Sarah Silverman is probably the queen of AIDS jokes, but that doesn’t mean that I believe that she thinks that the movie Philadelphia is a comedy, but Sarah Silverman on stage probably would. Andy Daly is blatantly a different person when he makes his rape jokes, and that person we learn is pretty terrible.
From what I’ve read the past few days it seems that most in the media believe that Daniel Tosh is fully himself on stage. In reality he’s a caricature of himself as well, a boorish frat boy who says a slough of awful things and we as an audience we laugh at how ridiculous Tosh is, not because we agree with what he says. This isn’t a new thing for him, just look back to his first Comedy Central special and you’ll find that he’s been consistent in his stage presence. Is it his fault that Jane Doe wasn’t aware of this fact when she saw him at the Laugh Factory? According to the website the story first appeared on Jane has learned her lesson and will now look up a comedian before she goes to their show.
The final problem of this whole debacle is the fear that there may be people in Tosh’s audience who don’t know he’s a character and agree with him thinking he’s genuine. Obviously Jane Doe believed this was the case, that the crowd was laughing because they agreed, when in fact it was the opposite.

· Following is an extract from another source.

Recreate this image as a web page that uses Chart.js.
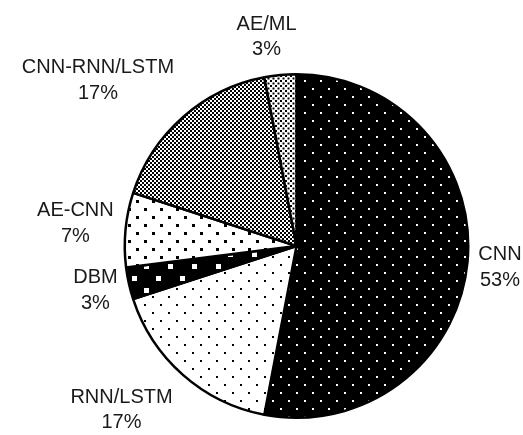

Unfortunately I just don’t think there’s anything we can do in regards to those people who don’t understand that Tosh is a character and agree with his view points. These are lessons they should have learned long ago and we shouldn’t insist that comedians teach that lesson.
Not everything is funny, but anything can be made funny, but just because others are laughing doesn’t mean that you must find it humorous as well. Should you find yourself in Jane Doe’s shoes, where everyone around you is laughing at something that you don’t find funny just get up and leave, don’t ruin it for everyone else.